Andreas Scheuer (CSU), Bundesverkehrsminister – Bisweilen provozieren Sie die Gewissheit, dass Ihr Nachname einen Teil des Problems andeutet. Dieses Entrée liegt jetzt zwar auf dem Niveau billigster Kalauer, aber damit haargenau auf der Wellenlänge Ihrer jüngsten Großtat: Seit letzter Woche zieren Plakate Ihres Hauses den öffentlichen Raum der Republik, die junge Menschen für das Tragen von Fahrradhelmen sensibilisieren sollen. Die Aktion kostet 400.000 Euro, was der Thematik an sich durchaus angemessen wäre. Doch was ist zu sehen? Unter anderem Alicija aus „Germany‘s Next Topmodel“: Fahrradbehelmt. In Lingerie. Dazu – über Geschmack kann man bekanntlich nicht streiten – der Spruch: „Looks like shit. But saves my life.“
Werter Andreas, das ist Herrenwitz. Unterste Schublade.
Einfach bescheuert.

Donald Trump, begnadeter Problemlöser – In Ihrer Königsdisziplin – Weltpolitik via Twitter – kann Ihnen ja nun wirklich niemand das Wasser reichen. Jüngst haben Sie Ihre Fan-Gemeinde wieder einmal überrascht und beglückt: „Nach 52 Jahren ist es für die USA an der Zeit, Israels Souveränität über die (völkerrechtswidrig annektierten – die Redaktion) Golan-Höhen voll anzuerkennen, die von kritischer strategischer und sicherheitspolitischer Bedeutung für den Staat Israel und die regionale Stabilität sind.“ Sollten sich Ihre Logik und Ihr Zeitmaß durchsetzen, dann können die im Kreml jetzt ja schon mal den Schampus kalt stellen, denn im Jahre 2066 wird Ihr dann im Weißen Haus amtierender Nachfolger sicher erklären: „Nach 52 Jahren ist es für die USA an der Zeit, Russlands Souveränität über die Krim …“

Harald Jähner, Ex-Feuilletonchef der Berliner Zeitung – Gerade sind Sie mit dem Sachbuchpreis der Leipziger Buchmesse geehrt worden. Wir gratulieren!

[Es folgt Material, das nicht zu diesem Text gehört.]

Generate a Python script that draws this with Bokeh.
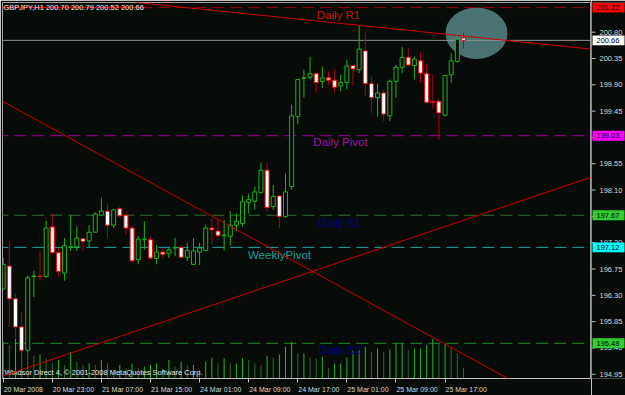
from bokeh.plotting import figure
from bokeh.layouts import row
from bokeh.models import Range1d, LinearAxis, FixedTicker, Slope
from bokeh.core.properties import value
from bokeh.embed import file_html
from bokeh.resources import INLINE

# ---------------- data (GBPJPY H1) ----------------
opens = [196.41, 196.80, 196.24, 195.76, 195.36, 196.62, 196.63, 196.62, 197.47, 197.03,
         196.68, 197.12, 197.13, 197.27, 197.23, 197.38, 197.67, 197.74, 197.50, 197.78,
         197.67, 197.45, 196.91, 197.25, 197.25, 196.93, 197.04, 197.01, 197.11, 197.12,
         196.95, 196.83, 197.04, 197.07, 197.45, 197.40, 197.32, 197.31, 197.50, 197.53,
         197.89, 197.91, 198.06, 198.44, 197.82, 198.00, 197.65, 198.16, 199.36, 200.01,
         200.03, 200.09, 199.96, 200.02, 199.98, 199.88, 199.94, 200.23, 200.16, 200.48,
         199.92, 199.68, 199.76, 199.37, 199.96, 200.20, 200.37, 200.23, 200.31, 200.09,
         199.61, 199.62, 199.38, 200.07, 200.30, 200.70]
highs = [196.94, 197.23, 196.32, 196.01, 196.64, 196.72, 197.06, 197.57, 197.70, 197.11,
         197.28, 197.67, 197.48, 197.28, 197.50, 197.72, 197.97, 197.86, 197.77, 197.82,
         197.74, 197.48, 197.31, 197.57, 197.31, 197.16, 197.11, 197.11, 197.28, 197.16,
         197.20, 197.28, 197.20, 197.51, 197.62, 197.59, 197.59, 197.74, 197.70, 198.01,
         198.04, 198.16, 198.57, 198.57, 198.19, 198.01, 198.38, 199.56, 200.00, 200.16,
         200.38, 200.10, 200.21, 200.13, 200.16, 200.07, 200.33, 200.24, 200.92, 200.81,
         200.04, 199.92, 199.81, 199.99, 200.24, 200.55, 200.52, 200.38, 200.45, 200.25,
         200.07, 199.67, 200.07, 200.44, 200.79, 200.79]
lows = [196.40, 195.76, 195.59, 195.30, 195.33, 196.27, 196.55, 196.60, 197.01, 196.62,
        196.55, 197.06, 197.06, 197.06, 197.11, 197.37, 197.66, 197.28, 197.45, 197.64,
        197.34, 196.86, 196.83, 197.08, 196.91, 196.83, 196.93, 196.94, 196.97, 196.94,
        196.89, 196.82, 196.82, 197.06, 197.17, 197.31, 197.07, 197.15, 197.40, 197.48,
        197.70, 197.76, 198.04, 197.74, 197.76, 197.45, 197.62, 198.11, 199.23, 199.68,
        199.99, 199.77, 199.85, 199.90, 199.77, 199.79, 199.82, 199.89, 200.10, 199.71,
        199.42, 199.36, 199.28, 199.28, 199.68, 200.10, 200.21, 199.99, 199.93, 199.59,
        199.49, 198.96, 199.36, 199.94, 200.28, 200.52]
closes = [196.83, 196.24, 195.76, 195.36, 196.60, 196.63, 196.62, 197.45, 197.03, 196.71,
          197.15, 197.13, 197.28, 197.22, 197.38, 197.69, 197.74, 197.50, 197.76, 197.66,
          197.45, 196.89, 197.26, 197.26, 196.94, 197.04, 197.00, 197.08, 197.12, 196.95,
          197.07, 197.06, 197.11, 197.45, 197.42, 197.32, 197.33, 197.50, 197.56, 197.90,
          197.94, 198.07, 198.44, 197.80, 197.99, 197.65, 198.07, 199.37, 199.99, 200.02,
          200.09, 199.94, 200.02, 199.98, 199.86, 199.94, 200.22, 200.17, 200.51, 199.92,
          199.68, 199.76, 199.40, 199.96, 200.20, 200.37, 200.24, 200.34, 200.10, 199.60,
          199.60, 199.42, 200.06, 200.31, 200.68, 200.66]
volumes = [370, 337, 403, 330, 270, 230, 243, 203, 153, 187,
           137, 270, 170, 137, 153, 137, 187, 153, 87, 137,
           103, 153, 103, 120, 137, 153, 103, 187, 120, 170,
           137, 137, 87, 170, 210, 153, 203, 153, 153, 203,
           187, 153, 137, 230, 210, 243, 320, 370, 253, 253,
           213, 203, 220, 103, 153, 153, 213, 287, 287, 320,
           270, 303, 270, 293, 353, 353, 287, 303, 303, 337,
           400, 353, 353, 320, 253, 103]
bars = list(range(len(opens)))

time_ticks = [0, 8, 16, 24, 32, 40, 48, 56, 64, 72]
time_labels = ["20 Mar 2008", "20 Mar 23:00", "21 Mar 07:00", "21 Mar 15:00", "24 Mar 01:00",
               "24 Mar 09:00", "24 Mar 17:00", "25 Mar 01:00", "25 Mar 09:00", "25 Mar 17:00"]
price_ticks = [194.95, 195.40, 195.85, 196.30, 196.75, 197.20, 197.65,
               198.10, 198.55, 199.00, 199.45, 199.90, 200.35, 200.80]

level_prices = [201.22, 199.03, 197.67, 197.12, 195.48]
level_colors = ["#a00000", "#a000a0", "#2e6e2e", "#1fa2a8", "#1f8f1f"]
bid_price = 200.66

level_names = ["Daily R1", "Daily Pivot", "Daily S1", "WeeklyPivot", "Daily S2"]
name_x = [54.64, 54.96, 54.80, 45.02, 54.88]
name_y = [201.088, 198.922, 197.534, 196.993, 195.369]
name_colors = ["#cc1010", "#a010a0", "#000090", "#1a9a9a", "#000090"]

box_prices = [201.22, 200.66, 199.03, 197.67, 197.12, 195.48]
box_colors = ["#ff0000", "#ffffff", "#ff00ff", "#32cd32", "#00ffff", "#32cd32"]

# trend lines: two anchor points each (bar, price)
trend_x0 = [48.44, 22.86, 18.79]
trend_p0 = [201.02, 198.296, 195.589]
trend_x1 = [95.70, 82.13, 51.70]
trend_p1 = [200.512, 194.883, 196.756]
r1_prev_end = 23.2

ell_x, ell_y, ell_w, ell_h = 77.12, 200.783, 10.1, 0.88

title_text = "GBPJPY,H1  200.70 200.79 200.52 200.66"
copy_text = "Windsor Direct 4, \u00a9 2001-2008 MetaQuotes Software Corp."

# ---------------- layout ----------------
BG = "#080c08"
W, H = 625, 395
FRAME_L, FRAME_R, FRAME_T, FRAME_B = 2, 590, 2, 382
MAIN_W = FRAME_R + 1
SIDE_W = W - MAIN_W
BAR_PX = 6.137
PRICE_PX = 59.1
BAR0_PX = 2.7
REF_PRICE, REF_PX = 200.80, 32
FONT = "Liberation Sans"
AXIS_COL = "#c0c0c0"
LABEL_COL = "#d8d8d8"

x_start = (FRAME_L - BAR0_PX) / BAR_PX
x_end = (FRAME_R - BAR0_PX) / BAR_PX
y_top = REF_PRICE + (REF_PX - FRAME_T) / PRICE_PX
y_bot = REF_PRICE - (FRAME_B - REF_PX) / PRICE_PX


def px_x(px):
    return (px - BAR0_PX) / BAR_PX


def px_y(py):
    return REF_PRICE - (py - REF_PX) / PRICE_PX


yr = Range1d(y_bot, y_top)
p = figure(width=MAIN_W, height=H, x_range=Range1d(x_start, x_end), y_range=yr,
           output_backend="svg", toolbar_location=None,
           x_axis_location=None, y_axis_location=None,
           min_border_left=FRAME_L, min_border_right=MAIN_W - FRAME_R,
           min_border_top=FRAME_T, min_border_bottom=H - FRAME_B,
           background_fill_color=BG, border_fill_color=BG,
           outline_line_color="#a0a0a0", outline_line_width=1)
p.grid.visible = False

p.extra_y_ranges = {"vol": Range1d(0, (FRAME_B - FRAME_T) * 10)}

# ellipse highlight
p.ellipse(x=[ell_x], y=[ell_y], width=[ell_w], height=[ell_h],
          fill_color="#4a7272", line_color=None)

# level lines (dashed) and bid line
n_lv = len(level_prices)
p.segment(x0=[x_start - 1] * n_lv, y0=level_prices, x1=[x_end + 1] * n_lv, y1=level_prices,
          line_color=level_colors, line_width=1, line_dash="12 6")
p.segment(x0=[x_start - 1], y0=[level_prices[0]], x1=[r1_prev_end], y1=[level_prices[0]],
          line_color="#d00000", line_width=1.5)
p.segment(x0=[x_start - 1], y0=[bid_price], x1=[x_end + 1], y1=[bid_price],
          line_color="#8c9494", line_width=1)

# volumes
vol_colors = ["#22b822" if (i == 0 or v >= volumes[i - 1]) else "#2e6a2e"
              for i, v in enumerate(volumes)]
p.segment(x0=bars, y0=[0] * len(bars), x1=bars, y1=volumes, y_range_name="vol",
          line_color=vol_colors, line_width=1)

# candles
up = [c >= o for o, c in zip(opens, closes)]
wick_colors = ["#1db31d" if u else "#b00018" for u in up]
p.segment(x0=bars, y0=lows, x1=bars, y1=highs, line_color=wick_colors, line_width=1)
tops = [max(o, c) for o, c in zip(opens, closes)]
bots = [min(o, c) for o, c in zip(opens, closes)]
p.vbar(x=bars, top=tops, bottom=bots, width=0.65,
       fill_color=[BG if u else "#ffffff" for u in up],
       line_color=["#1db31d" if u else "#ff0000" for u in up], line_width=1)

# trend lines
for x0, p0, x1, p1 in zip(trend_x0, trend_p0, trend_x1, trend_p1):
    g = (p1 - p0) / (x1 - x0)
    p.add_layout(Slope(gradient=g, y_intercept=p0 - g * x0, line_color="#d00000", line_width=1))

# level names
p.text(x=name_x, y=name_y, text=level_names, text_color=name_colors,
       text_font=value(FONT), text_font_size="11.5px", text_align="center", text_baseline="middle")

# title and copyright
p.text(x=[px_x(3)], y=[px_y(7)], text=[title_text], text_color="#e6e6e6",
       text_font=value(FONT), text_font_size="7.5px", text_align="left", text_baseline="middle")
p.text(x=[px_x(4)], y=[px_y(376)], text=[copy_text], text_color="#e6e6e6",
       text_font=value(FONT), text_font_size="7.5px", text_align="left", text_baseline="middle")

# bottom time axis: tick marks as minor ticks, labels left-aligned after each tick
CW = {" ": 0.278, ":": 0.278, "M": 0.833, "a": 0.556, "r": 0.333}
DATE_FS = 7.0


def text_w(s):
    return sum(CW.get(ch, 0.556) for ch in s) * DATE_FS


label_pos = [round(t + (0.5 + text_w(s) / 2) / BAR_PX, 4) for t, s in zip(time_ticks, time_labels)]
xax = LinearAxis(ticker=FixedTicker(ticks=label_pos, minor_ticks=time_ticks),
                 major_label_overrides={lp: s for lp, s in zip(label_pos, time_labels)},
                 axis_line_color=AXIS_COL, major_tick_line_color=None,
                 major_tick_out=0, major_tick_in=0,
                 minor_tick_line_color=AXIS_COL, minor_tick_out=4, minor_tick_in=0,
                 major_label_standoff=3, major_label_text_color=LABEL_COL,
                 major_label_text_font=FONT, major_label_text_font_size="7px")
p.add_layout(xax, "below")

# ---------------- right price scale (shares the price range) ----------------
s = figure(width=SIDE_W, height=H, x_range=Range1d(0, SIDE_W), y_range=yr,
           output_backend="svg", toolbar_location=None,
           x_axis_location=None, y_axis_location=None,
           min_border_left=0, min_border_right=0,
           min_border_top=FRAME_T, min_border_bottom=H - FRAME_B,
           background_fill_color=BG, border_fill_color=BG, outline_line_color=None)
s.grid.visible = False

nt = len(price_ticks)
s.segment(x0=[0] * nt, y0=price_ticks, x1=[4] * nt, y1=price_ticks,
          line_color=AXIS_COL, line_width=1)
half_box = 5.0 / PRICE_PX
shown = [t for t in price_ticks if min(abs(t - b) for b in box_prices) > 0.05]
s.text(x=[8] * len(shown), y=shown, text=[f"{t:.2f}" for t in shown], text_color=LABEL_COL,
       text_font=value(FONT), text_font_size="7.5px", text_align="left", text_baseline="middle")
nb = len(box_prices)
s.quad(left=[1] * nb, right=[SIDE_W - 1] * nb,
       top=[b + half_box for b in box_prices], bottom=[b - half_box for b in box_prices],
       fill_color=box_colors, line_color=None)
s.text(x=[5] * nb, y=box_prices, text=[f"{b:.2f}" for b in box_prices], text_color="#000000",
       text_font=value(FONT), text_font_size="7.5px", text_align="left", text_baseline="middle")

layout = row(p, s, spacing=0)
open("out.html", "w").write(file_html(layout, INLINE))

Ihr Buch trägt den Titel „Wolfszeit. Deutschland und die Deutschen 1945–1955“. Da Sie, Jahrgang 1953, in der alten Bundesrepublik sozialisiert wurden, ist es natürlich ganz selbstverständlich, dass, wie es in der Berliner Zeitung hieß, „Ostdeutschland und die DDR […] bei Ihnen nur am Rande vor[kommen]“ und es trotzdem nicht „Westdeutschland und Westdeutschen …“ heißt. Mit dieser offenbar genetisch eingestanzten Ignoranz, die in ihren praktischen Auswirkungen apartheidähnliche Züge trägt (keine Ostdeutschen in Führungspositionen, unterschiedliches Lohn- und Rentenniveau et cetera), sind wir in Neufünfland ja seit nunmehr 30 Jahren bestens vertraut. Vielen Dank aber immerhin für die Bestätigung unserer eh schon, wie man bei Ihnen sagen würde, evidenzbasierten Erwartung, dass sich daran auch künftig nichts Grundsätzliches ändern wird.